Laboratory-Grown Vessels (Humacyte)
Human vascular cells are cultured on a degradable scaffold to form a decellularized vessel. Early clinical trials in dialysis access and traumatic vascular repair are underway.

6. Nerve Regeneration

Nerve Conduits
Degradable polymer or collagen conduits are used to bridge peripheral nerve gaps, guiding axonal regrowth. Clinically applied for small-gap repairs such as digital and ulnar nerve reconstruction.

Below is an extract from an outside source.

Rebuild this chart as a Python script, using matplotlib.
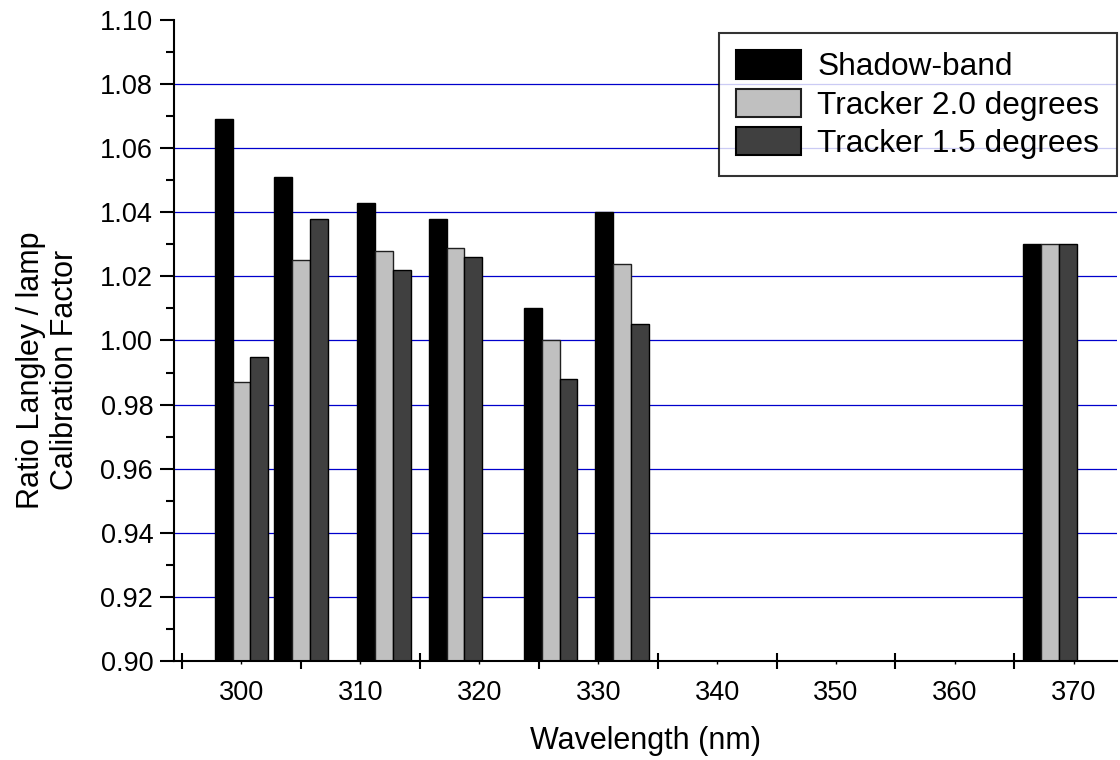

7. Heart Valves & Urinary System

Tissue-Engineered Heart Valves (TEHV)
Biodegradable scaffolds seeded with autologous cells, designed to form living, remodeling valves in situ. Currently in preclinical development.
Bioengineered Bladders
Degradable polymer scaffolds combined with autologous urothelial and smooth muscle cells for bladder reconstruction. Case reports show long-term tissue integration and functional recovery.

Summary & Outlook

Clinically, biomaterials and scaffolds are used across skin, bone, cartilage, cardiovascular, nerve, and urinary applications. With advances in smart drug-releasing materials, 3D/4D printing, and extracellular vesicle technologies, future scaffolds will become more functional, personalized, and controllable—paving the way for regeneration of increasingly complex organs.

1. 定義與分類

生物材料（Biomaterials）是用於醫療器械或植入物、能與生物系統相容且不產生毒性的材料；再生支架（Scaffolds）則是由生物材料製成，模擬細胞外基質的三維結構，支撐細胞黏附、增殖與分化，最終隨著組織再生被降解或吸收。

2. 皮膚與軟組織修復

Endoform™ 羊胃基質修復膜
去細胞化的羊胃基質（Ovine Forestomach Matrix, OFM）製成的單層膜，用於治療急慢性傷口，包括糖尿病足潰瘍與靜脈性潰瘍。臨床研究顯示，此膜能加速傷口癒合，並在難治性創面中提供優異的生物相容性與再生促進效果。

3. 骨組織再生

聚合物與陶瓷基支架
可降解聚合物（如聚己內酯 PCL、PLA/PLGA）及無機陶瓷（如羥基磷灰石 HA、三鈣磷酸鹽 β-TCP）支架廣泛用於修復骨缺損。這些支架提供足夠的機械強度與孔隙結構，促進骨細胞黏附與分化，最終被宿主組織取代。

4. 軟骨修復

MACI®（Matrix-Induced Autologous Chondrocyte Implantation）
自體擴增軟骨細胞載於膠原膜支架，針對膝關節全層軟骨缺損進行修復。FDA 批准後，已在多項臨床研究中證實可顯著改善患者功能與疼痛。

5. 心血管應用

可吸收血管支架（Bioresorbable Vascular Scaffold）
以聚合物或複合材料製成的可降解冠狀動脈支架，在恢復血管通暢後逐漸分解，減少長期金屬殘留併發症的風險。
離體培養血管（Humacyte）
人體源性血管細胞於可降解支架上培養形成「去細胞」血管，已進入透析通路與外傷血管重建之早期臨床試驗階段。

6. 神經再生

神經導管（Nerve Conduits）
由可降解聚合物或膠原蛋白製成的導管，用於周邊神經缺損修復，引導神經纖維再生。臨床上，這類產品已應用於手指神經與尺神經等小段缺損重建。

7. 心臟瓣膜與泌尿系統

組織工程化心臟瓣膜（TEHV）
利用生物可降解支架結合患者自體細胞，目標在體內原位形成可生長、可重塑的活體心瓣膜，目前仍以臨床前研究為主。
生物工程膀胱
結合可降解聚合物支架與自體尿路上皮／平滑肌細胞，用於重建膀胱，已有個案報告顯示長期組織整合與功能恢復。

小結與展望

臨床上，生物材料與支架的應用已覆蓋皮膚、骨骼、軟骨、心血管、神經及泌尿等多種組織。隨著智能材料（如可調釋藥物支架）、3D/4D 列印與細胞外囊泡等技術的發展，未來支架將更具功能化、個人化與可調控性，有望實現更複雜器官的再生與修復。